We’ve provided a lot of support and advocacy with different undergraduate groups at the University of New Mexico to pass a resolution to support the change from Columbus Day to Indigenous Peoples Resistance and Resilience Day. That resolution actually passed through the student senate, which was a big victory for us. We’ll be expanding that to abolish Columbus Day in the city of Albuquerque—we have a city councilor who is working with us—and then to abolish Columbus Day in the state of New Mexico.

Another example of the coalition work we’re doing is through our new website, which we launched on Monday, March 30. We’re interested in opening up new chapters in other geographic locations and we’ll be using the website to further that goal. We’re also going to be having calls for submissions of different kinds of political writing.

HI: What do you think about federal recognition in the context of the recent proposals for rule making by the U.S. Department of the Interior (DOI)?

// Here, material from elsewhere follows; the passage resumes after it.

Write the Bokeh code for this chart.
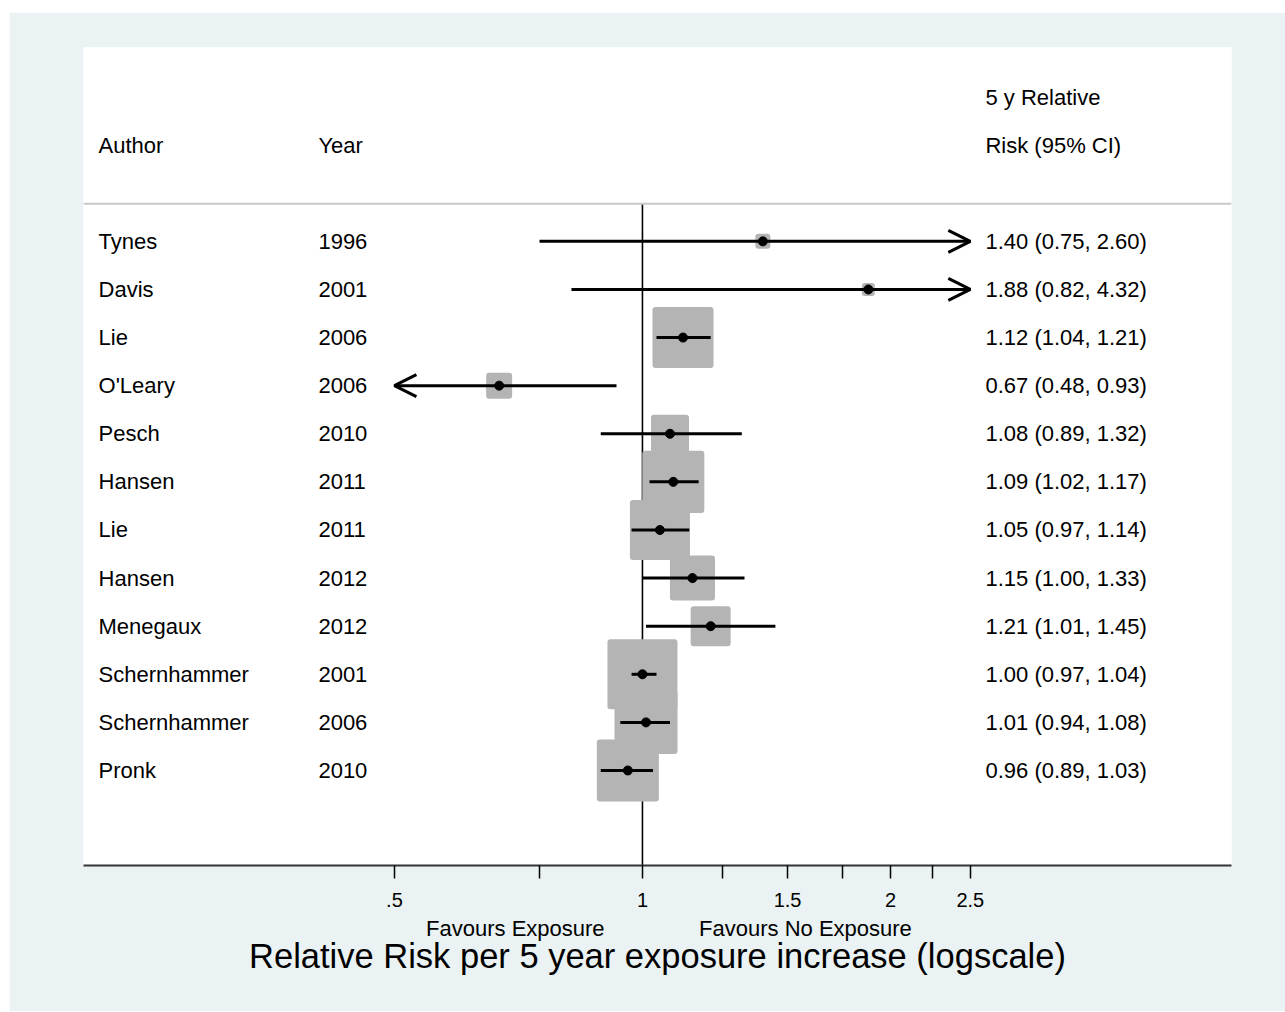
import numpy as np
from bokeh.plotting import figure
from bokeh.models import (ColumnDataSource, FixedTicker, Span, Arrow, OpenHead,
                          LogAxis, Spacer)
from bokeh.layouts import column, row
from bokeh.core.properties import value
from bokeh.embed import file_html
from bokeh.resources import INLINE

# ---------------- data ----------------
authors = ["Tynes", "Davis", "Lie", "O'Leary", "Pesch", "Hansen", "Lie",
           "Hansen", "Menegaux", "Schernhammer", "Schernhammer", "Pronk"]
years = ["1996", "2001", "2006", "2006", "2010", "2011", "2011",
         "2012", "2012", "2001", "2006", "2010"]
rr = [1.40, 1.88, 1.12, 0.67, 1.08, 1.09, 1.05, 1.15, 1.21, 1.00, 1.01, 0.96]
ci_low = [0.75, 0.82, 1.04, 0.48, 0.89, 1.02, 0.97, 1.00, 1.01, 0.97, 0.94, 0.89]
ci_high = [2.60, 4.32, 1.21, 0.93, 1.32, 1.17, 1.14, 1.33, 1.45, 1.04, 1.08, 1.03]
weights = [0.75, 0.56, 12.40, 2.25, 4.81, 12.81, 11.99, 6.75, 5.33, 16.32, 13.22, 12.81]

tick_values = [0.5, 1, 1.5, 2, 2.5]
tick_labels = [".5", "1", "1.5", "2", "2.5"]
minor_tick_values = [0.75, 1.25, 1.75, 2.25]

header_author = "Author"
header_year = "Year"
header_rr = ["5 y Relative", "Risk (95% CI)"]
favour_labels = ["Favours Exposure", "Favours No Exposure"]
favour_positions = [0.701, 1.577]
x_title = "Relative Risk per 5 year exposure increase (logscale)"

# ---------------- layout constants ----------------
FONT = "Liberation Sans"
BG = "#eaf2f3"
BOX_COLOR = "#b4b4b4"
BOX_SCALE = 17.33
AX_MIN, AX_MAX = tick_values[0], tick_values[-1]
X_AUTHOR, X_YEAR, X_RR = 0.2187, 0.4043, 2.608
SEP_Y = 12.78
Y0, Y1 = -0.975, 16.03

n = len(authors)
ys = list(range(n, 0, -1))
rr_text = [f"{r:.2f} ({l:.2f}, {h:.2f})" for r, l, h in zip(rr, ci_low, ci_high)]
sides = [BOX_SCALE * np.sqrt(w) for w in weights]

src = ColumnDataSource(dict(
    y=ys, rr=rr, side=sides, author=authors, year=years, rrtxt=rr_text,
    xa=[X_AUTHOR] * n, xy=[X_YEAR] * n, xr=[X_RR] * n,
))

p = figure(width=1276, height=999, x_axis_type="log",
           x_range=(0.2097, 5.187), y_range=(Y0, Y1),
           y_axis_location=None, output_backend="svg", toolbar_location=None,
           min_border_left=74, min_border_right=54, min_border_top=35,
           min_border_bottom=146)
p.xgrid.visible = False
p.ygrid.visible = False
p.outline_line_color = None
p.border_fill_color = BG
p.background_fill_color = "white"

# separator and null line
p.add_layout(Span(location=SEP_Y, dimension="width", line_color="#c8c8c8", line_width=2))
p.segment(x0=[1], y0=[Y0], x1=[1], y1=[SEP_Y], line_color="black", line_width=1.6)

# boxes
try:
    p.rect(x="rr", y="y", width="side", height="side", width_units="screen",
           height_units="screen", fill_color=BOX_COLOR, line_color=None,
           border_radius=3, source=src)
except Exception:
    p.rect(x="rr", y="y", width="side", height="side", width_units="screen",
           height_units="screen", fill_color=BOX_COLOR, line_color=None, source=src)

# CI lines
seg = dict(x0=[], x1=[], y=[])
right = dict(xs=[], xe=[], y=[])
left = dict(xs=[], xe=[], y=[])
for y, l, h in zip(ys, ci_low, ci_high):
    if h > AX_MAX:
        right["xs"].append(max(l, AX_MIN)); right["xe"].append(AX_MAX); right["y"].append(y)
    elif l < AX_MIN:
        left["xs"].append(h); left["xe"].append(AX_MIN); left["y"].append(y)
    else:
        seg["x0"].append(l); seg["x1"].append(h); seg["y"].append(y)

p.segment(x0="x0", y0="y", x1="x1", y1="y", line_color="black", line_width=3,
          source=ColumnDataSource(seg))
for d in (right, left):
    if d["y"]:
        p.add_layout(Arrow(end=OpenHead(size=22, line_width=3, line_color="black"),
                           x_start="xs", y_start="y", x_end="xe", y_end="y",
                           line_width=3, line_color="black",
                           source=ColumnDataSource(d)))

# point estimates
p.scatter(x="rr", y="y", size=9, marker="circle", fill_color="black",
          line_color="black", source=src)

# text columns
tk = dict(text_font=value(FONT), text_font_size="22px", text_baseline="middle",
          text_align="left", text_color="black")
p.text(x="xa", y="y", text="author", source=src, **tk)
p.text(x="xy", y="y", text="year", source=src, **tk)
p.text(x="xr", y="y", text="rrtxt", source=src, **tk)
p.text(x=[X_AUTHOR, X_YEAR, X_RR, X_RR], y=[14, 14, 15, 14],
       text=[header_author, header_year, header_rr[0], header_rr[1]], **tk)

# main axis
ax = p.xaxis[0]
ax.ticker = FixedTicker(ticks=tick_values, minor_ticks=minor_tick_values)
ax.major_label_overrides = dict(zip(tick_values, tick_labels))
ax.major_tick_in = 0
ax.major_tick_out = 13
ax.minor_tick_in = 0
ax.minor_tick_out = 13
ax.major_tick_line_width = 1.5
ax.minor_tick_line_width = 1.5
ax.major_tick_line_color = "black"
ax.minor_tick_line_color = "black"
ax.axis_line_color = "#333333"
ax.axis_line_width = 2
ax.major_label_text_font = FONT
ax.major_label_text_font_size = "20px"
ax.major_label_text_color = "black"
ax.major_label_standoff = 14

# second axis: "Favours" labels and the axis title
ax2 = LogAxis(ticker=FixedTicker(ticks=favour_positions, minor_ticks=[]),
              major_label_overrides=dict(zip(favour_positions, favour_labels)),
              axis_line_color=None, major_tick_line_color=None,
              minor_tick_line_color=None, major_tick_in=0, major_tick_out=0,
              minor_tick_in=0, minor_tick_out=0,
              major_label_standoff=6, major_label_text_font=FONT,
              major_label_text_font_size="22px", major_label_text_color="black",
              axis_label=x_title, axis_label_text_font=FONT,
              axis_label_text_font_size="34.5px", axis_label_text_font_style="normal",
              axis_label_text_color="black", axis_label_standoff=-7)
p.add_layout(ax2, "below")

layout = column(Spacer(height=12), row(Spacer(width=9), p))
open("out.html", "w").write(file_html(layout, INLINE))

DM: Part of what got me really interested in The Red Nation was simple activism. As a doctoral student, it’s very easy to get overwhelmed by academic texts and scholarly books, course work and teaching. But, over the summer when the DOI was holding its hearings, it became imperative to me that I needed to do something. And I say I needed to do something in the spirit that my great, great grandfather, C.B. Maile, was one of the petitioners for the Kūʻē protests, which Noenoe K. Silva talks about in her book Aloha Betrayed. These protests are now pretty readily and popularly discussed when thinking about Native Hawaiian resistance to annexation.

When I found out about the advanced notice for proposed rule making, I had already flown back to New Mexico, so I was unable to go to the meetings on Oahu. But I went on the DOI website and found out that they were also coming to “Indian country” to talk about this initiative. So I actually went to Scottsdale, Arizona, that summer to testify against the DOI. There was a representative from the Department of Justice there who spoke on behalf of the DOI, and there were many different reps from the Office of Hawaiian Affairs (OHA) that were there. My testimony was similar to the majority of overwhelming opposition to federal recognition policy, and I thought it was very interesting and very supportive to be in Scottsdale with many different native peoples from the area coming to the meeting to talk about federal recognition.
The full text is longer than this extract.